The Kubad-Abad material changes the visitor’s understanding of Seljuk art. Religious architecture often emphasizes geometry, inscription, and sacred order, but palace tiles introduce a different world of courtly imagery, animals, birds, figures, vegetal patterns, and technical experimentation. Some pieces use underglaze decoration, where pigment sits beneath a transparent glaze, while others show the reflective effect of lustre technique. Displayed within a former madrasa, these palace fragments create a productive contrast between scholarly space and royal pleasure architecture.
Karatay Madrasa is also valuable because it belongs to a walkable museum cluster. Alaeddin Hill and Alaeddin Mosque stand nearby, while İnce Minareli Medrese offers a powerful comparison in Seljuk stone and wood carving. Mevlâna Museum, the Şems-i Tebrizi area, and Konya Archaeological Museum extend the route into Sufi heritage and broader Central Anatolian history. For visitors with limited time, Karatay Madrasa can be seen in 45 to 75 minutes. For those interested in inscriptions, tile technique, and spatial design, it rewards a slower visit of about 90 minutes.
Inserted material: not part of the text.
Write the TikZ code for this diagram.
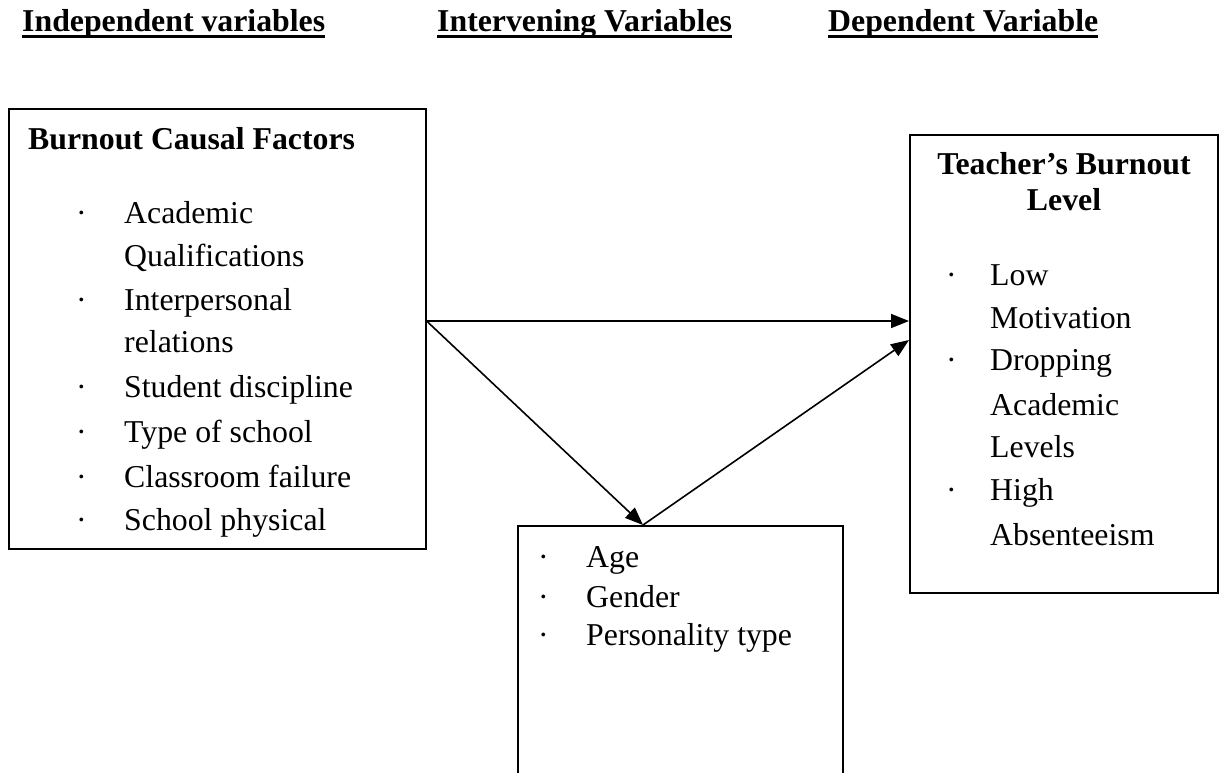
\documentclass[tikz,border=0pt]{standalone}
\usepackage{fontspec}
\setmainfont{Liberation Serif}
\usetikzlibrary{arrows.meta}
\begin{document}
\begin{tikzpicture}[x=1pt,y=-1pt,
  box/.style={draw,line width=1.6pt,rectangle,inner sep=0pt,anchor=north west},
  txt/.style={anchor=base west,inner sep=0pt,font=\fontsize{31.8}{43}\selectfont},
  ttl/.style={anchor=base west,inner sep=0pt,font=\fontsize{31.8}{43}\selectfont\bfseries},
  hdr/.style={anchor=base west,inner sep=0pt,font=\fontsize{31.8}{43}\selectfont\bfseries},
  ul/.style={line width=3.5pt},
  conn/.style={line width=1.6pt,-{Triangle[length=18pt,width=14pt]}}]
\useasboundingbox (0,0) rectangle (1223,772);
\fill[white] (0,0) rectangle (1223,772);
% headers
\node[hdr] (h1) at (22,31) {Independent variables};
\node[hdr] (h2) at (437,31) {Intervening Variables};
\node[hdr] (h3) at (828,31) {Dependent Variable};
\foreach \h in {h1,h2,h3}
  \draw[ul] ([yshift=-5.5pt]\h.base west) -- ([yshift=-5.5pt]\h.base east);
% boxes
\node[box,minimum width=417pt,minimum height=440pt] (L) at (8,108) {};
\node[box,minimum width=308pt,minimum height=458pt] (R) at (909,134) {};
\begin{scope}
\clip (0,0) rectangle (1223,772);
\node[box,minimum width=325pt,minimum height=320pt] (M) at (517,525) {};
\end{scope}
% left box text
\node[ttl] (lt) at (28,149) {Burnout Causal Factors};
\foreach \y/\t/\b in {223/Academic/1,266/Qualifications/0,310/Interpersonal/1,352/relations/0,397/Student discipline/1,442/Type of school/1,487/Classroom failure/1,530/School physical/1}{
  \node[txt] (l\y) at (124,\y) {\t};
  \ifnum\b=1 \node[txt] (lb\y) at (76,\y) {·};\fi
}
% right box text
\node[ttl,anchor=base] (rt1) at (1064,174) {Teacher’s Burnout};
\node[ttl,anchor=base] (rt2) at (1064,210) {Level};
\foreach \y/\t/\b in {285/Low/1,328/Motivation/0,370/Dropping/1,415/Academic/0,457/Levels/0,500/High/1,545/Absenteeism/0}{
  \node[txt] (r\y) at (990,\y) {\t};
  \ifnum\b=1 \node[txt] (rb\y) at (946,\y) {·};\fi
}
% middle box text
\foreach \y/\t in {567/Age,607/Gender,645/Personality type}{
  \node[txt] (m\y) at (586,\y) {\t};
  \node[txt] (mb\y) at (538,\y) {·};
}
% connectors
\coordinate (s) at (L.east |- 0,321);
\coordinate (t1) at (R.west |- 0,321);
\coordinate (a) at (643,525);
\coordinate (t2) at (R.west |- 0,340);
\draw[conn] (s) -- (t1);
\draw[conn] (s) -- (a);
\draw[conn] (a) -- (t2);
\end{tikzpicture}
\end{document}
The museum’s visitor experience is intimate. Protective glass, compact rooms, and small ceramic fragments require close looking, while the central hall invites visitors to pause and look upward before studying the display cases. It is not the right place for someone expecting a large archaeological museum with extensive galleries, but it is an essential stop for anyone asking what makes Seljuk Konya visually distinctive. Its strength lies in the unity of building and collection. Few museums explain their subject so directly: the visitor stands inside Seljuk tile architecture while studying the very ceramic traditions that made that architecture memorable.
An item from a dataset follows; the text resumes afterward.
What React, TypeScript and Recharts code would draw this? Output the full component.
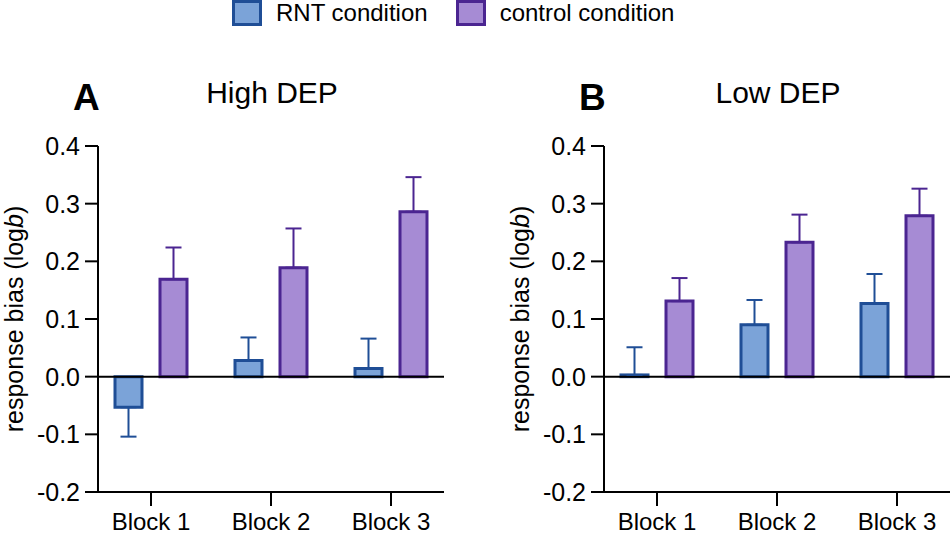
import React from "react";
import {
  BarChart,
  Bar,
  XAxis,
  YAxis,
  ErrorBar,
  ReferenceLine,
} from "recharts";

const blocks = ["Block 1", "Block 2", "Block 3"];
const yTicks = [-0.2, -0.1, 0, 0.1, 0.2, 0.3, 0.4];

// High DEP (panel A)
const highRnt = [-0.053, 0.028, 0.014];
const highRntSem = [0.051, 0.04, 0.052];
const highCtrl = [0.169, 0.189, 0.286];
const highCtrlSem = [0.055, 0.068, 0.06];

// Low DEP (panel B)
const lowRnt = [0.003, 0.09, 0.127];
const lowRntSem = [0.048, 0.043, 0.051];
const lowCtrl = [0.131, 0.233, 0.279];
const lowCtrlSem = [0.04, 0.048, 0.047];

const RNT_FILL = "#7ba3d8";
const RNT_STROKE = "#1f4e96";
const CTRL_FILL = "#a68bd4";
const CTRL_STROKE = "#4b2591";
const FONT = "'Liberation Sans', Arial, sans-serif";

if (typeof document !== "undefined") document.body.style.margin = "0";

// one-sided error bars, pointing away from zero
const oneSided = (v: number, e: number) => (v < 0 ? [e, 0] : [0, e]);

const buildRows = (rnt: number[], rntSem: number[], ctrl: number[], ctrlSem: number[]) =>
  blocks.map((block, i) => ({
    block,
    rnt: rnt[i],
    rntErr: oneSided(rnt[i], rntSem[i]),
    ctrl: ctrl[i],
    ctrlErr: oneSided(ctrl[i], ctrlSem[i]),
  }));

const Panel = ({
  letter,
  title,
  rows,
  left,
}: {
  letter: string;
  title: string;
  rows: ReturnType<typeof buildRows>;
  left: number;
}) => {
  const tickStyle = { fill: "#000", fontSize: 25, fontFamily: FONT };
  return (
    <div style={{ position: "absolute", left, top: 0, width: 475, height: 536 }}>
      <BarChart
        width={475}
        height={536}
        data={rows}
        margin={{ top: 146, right: 31, bottom: 0, left: 38 }}
        barSize={27}
        barGap={18}
      >
        <XAxis
          dataKey="block"
          height={44}
          padding={{ left: -7, right: -7 }}
          stroke="#000"
          strokeWidth={2}
          tickSize={14}
          tickMargin={7}
          tick={{ ...tickStyle, fontSize: 24 }}
          tickLine={{ stroke: "#000", strokeWidth: 2 }}
        />
        <YAxis
          width={60}
          domain={[-0.2, 0.4]}
          ticks={yTicks}
          allowDataOverflow
          stroke="#000"
          strokeWidth={2}
          tickSize={13}
          tickMargin={5}
          tick={tickStyle}
          tickLine={{ stroke: "#000", strokeWidth: 2 }}
          tickFormatter={(v: number) => v.toFixed(1)}
        />
        <ReferenceLine y={0} stroke="#000" strokeWidth={2} />
        <Bar
          dataKey="rnt"
          fill={RNT_FILL}
          stroke={RNT_STROKE}
          strokeWidth={3}
          isAnimationActive={false}
        >
          <ErrorBar dataKey="rntErr" width={8} stroke={RNT_STROKE} strokeWidth={2} />
        </Bar>
        <Bar
          dataKey="ctrl"
          fill={CTRL_FILL}
          stroke={CTRL_STROKE}
          strokeWidth={3}
          isAnimationActive={false}
        >
          <ErrorBar dataKey="ctrlErr" width={8} stroke={CTRL_STROKE} strokeWidth={2} />
        </Bar>
      </BarChart>
      <svg
        width={475}
        height={536}
        style={{ position: "absolute", left: 0, top: 0, pointerEvents: "none" }}
      >
        <text x={73} y={110} fontSize={37} fontWeight="bold" fontFamily={FONT}>
          {letter}
        </text>
        <text x={272} y={103} fontSize={30} textAnchor="middle" fontFamily={FONT}>
          {title}
        </text>
        <text
          x={0}
          y={0}
          transform="translate(23,319) rotate(-90)"
          fontSize={25}
          textAnchor="middle"
          fontFamily={FONT}
        >
          response bias (log<tspan fontStyle="italic">b</tspan>)
        </text>
      </svg>
    </div>
  );
};

const LegendItem = ({ label, fill, stroke }: { label: string; fill: string; stroke: string }) => (
  <div style={{ display: "flex", alignItems: "center", marginRight: 28 }}>
    <div
      style={{
        width: 24,
        height: 20,
        background: fill,
        border: `3px solid ${stroke}`,
        marginRight: 14,
      }}
    />
    <span style={{ fontSize: 24, fontFamily: FONT, color: "#000" }}>{label}</span>
  </div>
);

export default function App() {
  const highRows = buildRows(highRnt, highRntSem, highCtrl, highCtrlSem);
  const lowRows = buildRows(lowRnt, lowRntSem, lowCtrl, lowCtrlSem);
  return (
    <div
      style={{
        position: "relative",
        width: 950,
        height: 536,
        background: "#fff",
        overflow: "hidden",
      }}
    >
      <Panel letter="A" title="High DEP" rows={highRows} left={0} />
      <Panel letter="B" title="Low DEP" rows={lowRows} left={506} />
      <div
        style={{
          position: "absolute",
          left: 232,
          top: -1,
          display: "flex",
          alignItems: "center",
          height: 28,
        }}
      >
        <LegendItem label="RNT condition" fill={RNT_FILL} stroke={RNT_STROKE} />
        <LegendItem label="control condition" fill={CTRL_FILL} stroke={CTRL_STROKE} />
      </div>
    </div>
  );
}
Karatay Madrasa remains one of Konya’s most eloquent cultural sites because it compresses centuries of history into a human-scale visit. It speaks of medieval education, elite patronage, Islamic inscription, ceramic technology, Ottoman afterlife, modern restoration, and national heritage stewardship. Above all, it shows how the Seljuks used color as architecture. The turquoise dome, the solemn iwan, the founder’s tomb chamber, and the Kubad-Abad tiles make the museum more than a stop between larger monuments. They make it one of the best places in Türkiye to understand how Anatolian Seljuk art shaped space, memory, and beauty.